El descerebrado émulo de Hamilton, pasado de alcohol y sobrepasado de revoluciones, tiene ahora mucho tiempo para leer a Quevedo, ver el cine de Dean y reflexionar sobre las dos jóvenes vidas que truncó. Marina, la copiloto, apenas sobrevivió unas horas al choque. Era una prometedora psicóloga especializada en psicopatologías. Es obvio que el conductor que las embistió, de 36 años, nunca había pasado por su despacho.
La velocidad produce los mismos monstruos que el sueño de la razón. Y genera psicopatologías que ya no podrá tratar Marina. En esta España del bello Sánchez que discute cuerpo a cuerpo los verdaderos muertos del coronavirus, duelen pavorosamente nuestras dos jóvenes muertas. Natalia luchó como una jabata durante 27 días y 27 noches y se despidió silenciosamente un sábado cualquiera de agosto.

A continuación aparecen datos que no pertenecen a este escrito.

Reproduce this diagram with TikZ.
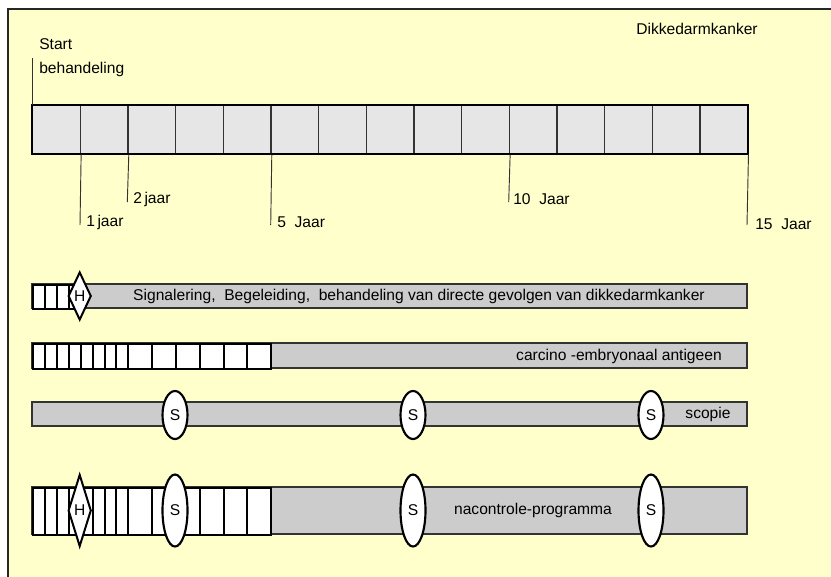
\documentclass[tikz,border=0pt]{standalone}
\usepackage{fontspec}
\setmainfont{Liberation Sans}
\usetikzlibrary{shapes.geometric}
\definecolor{bgyellow}{HTML}{FFFFCC}
\definecolor{cellgray}{HTML}{E6E6E6}
\definecolor{bargray}{HTML}{CCCCCC}
\definecolor{bardraw}{HTML}{333333}
\begin{document}
\begin{tikzpicture}[x=0.75pt,y=-0.75pt,
  every node/.style={font=\fontsize{11.7pt}{13pt}\selectfont},
  tcell/.style={draw=black!80,line width=1.1pt,fill=cellgray,rectangle,minimum width=35.75pt,minimum height=36pt,inner sep=0pt,anchor=north west},
  wcell/.style={draw=black,line width=1.5pt,fill=white,rectangle,inner sep=0pt,anchor=north west},
  gbar/.style={draw=bardraw,line width=1pt,fill=bargray},
  hmark/.style={draw=black,line width=1.5pt,fill=white,diamond,inner sep=0pt,minimum width=17.25pt},
  smark/.style={draw=black,line width=1.6pt,fill=white,ellipse,inner sep=0pt,minimum width=18.75pt},
  tick/.style={draw=black!80,line width=0.7pt},
  lbl/.style={inner sep=0pt,anchor=west}]
\useasboundingbox (0,0) rectangle (831,576);
\fill[white] (0,0) rectangle (831,576);
\draw[fill=bgyellow,draw=black!85,line width=1.6pt] (8,9) rectangle (845,590);

% title
\node[inner sep=0pt] (title) at (697,29) {Dikkedarmkanker};

% timeline cells
\foreach \i in {1,...,15}{
  \node[tcell] (c\i) at ({32+(\i-1)*47.667},105) {};
}
\draw[black,line width=1.5pt] (c1.north west) rectangle (c15.south east);

% ticks and labels
\node[lbl] (start1) at (39,44) {Start};
\node[lbl] (start2) at (39,69) {behandeling};
\coordinate (st) at (32,58);
\draw[tick] (st) -- (c1.north west);

\node[lbl] (y1) at (86,222) {1\,jaar};
\node[lbl] (y2) at (133,199) {2\,jaar};
\node[lbl] (y5) at (277,222) {5\ \ Jaar};
\node[lbl] (y10) at (513,199) {10\ \ Jaar};
\node[lbl] (y15) at (755,224) {15\ \ Jaar};
\coordinate (e1) at (80,225);
\coordinate (e2) at (127.3,202);
\coordinate (e5) at (270.7,225);
\coordinate (e10) at (508.7,202);
\coordinate (e15) at (747,225);
\draw[tick] (c1.south east) -- (e1);
\draw[tick] (c2.south east) -- (e2);
\draw[tick] (c5.south east) -- (e5);
\draw[tick] (c10.south east) -- (e10);
\draw[tick] (c15.south east) -- (e15);

% row 1
\draw[gbar] (32,284) rectangle (747,308);
\foreach \i in {0,...,3}{
  \node[wcell,minimum width=8.94pt,minimum height=18pt] (ra\i) at ({32+\i*11.917},284) {};
}
\node[hmark,minimum height=36pt] (h1) at (79.7,296) {H};
\node (t1) at (419,296) {Signalering,\ \ Begeleiding,\ \ behandeling van directe gevolgen van dikkedarmkanker};

% row 2
\draw[gbar] (32,343) rectangle (747,368);
\foreach \i in {0,...,7}{
  \node[wcell,minimum width=8.94pt,minimum height=18.75pt] (rb\i) at ({32+\i*11.917},343) {};
}
\foreach \i in {0,...,5}{
  \node[wcell,minimum width=17.875pt,minimum height=18.75pt] (rc\i) at ({127.33+\i*23.833},343) {};
}
\node[anchor=east,inner sep=0pt] (t2) at (722,356) {carcino -embryonaal antigeen};

% row 3
\draw[gbar] (32,402) rectangle (747,426);
\node[smark,minimum height=36pt] (s31) at (175,415) {S};
\node[smark,minimum height=36pt] (s32) at (413,415) {S};
\node[smark,minimum height=36pt] (s33) at (651,415) {S};
\node[inner sep=0pt] (t3) at (708,414) {scopie};

% row 4
\draw[gbar] (32,487) rectangle (747,534);
\foreach \i in {0,...,7}{
  \node[wcell,minimum width=8.94pt,minimum height=35.25pt] (rd\i) at ({32+\i*11.917},487) {};
}
\foreach \i in {0,...,5}{
  \node[wcell,minimum width=17.875pt,minimum height=35.25pt] (re\i) at ({127.33+\i*23.833},487) {};
}
\node[hmark,minimum height=54pt] (h4) at (79.7,510.5) {H};
\node[smark,minimum height=54pt] (s41) at (175,510.5) {S};
\node[smark,minimum height=54pt] (s42) at (413,510.5) {S};
\node[smark,minimum height=54pt] (s43) at (651,510.5) {S};
\node (t4) at (533,510) {nacontrole-programma};
\end{tikzpicture}
\end{document}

El luto nacional se ha instalado confortablemente entre nosotros. Sabina se quedó cortesmente corto cuando denunció el robo del mes de abril, porque este hurto es de dimensiones oceánicas y se viene produciendo, mes a mes, desde marzo. Robar vidas no es robar gallinas. Penden y penderán del sutil hilo de las ucis cientos o miles de muertos más.
Pero lo de Marina y Natalia es desgarradoramente distinto. Tan injusto como irreversible. Tan cotidiano como condenable. Tan absurdo.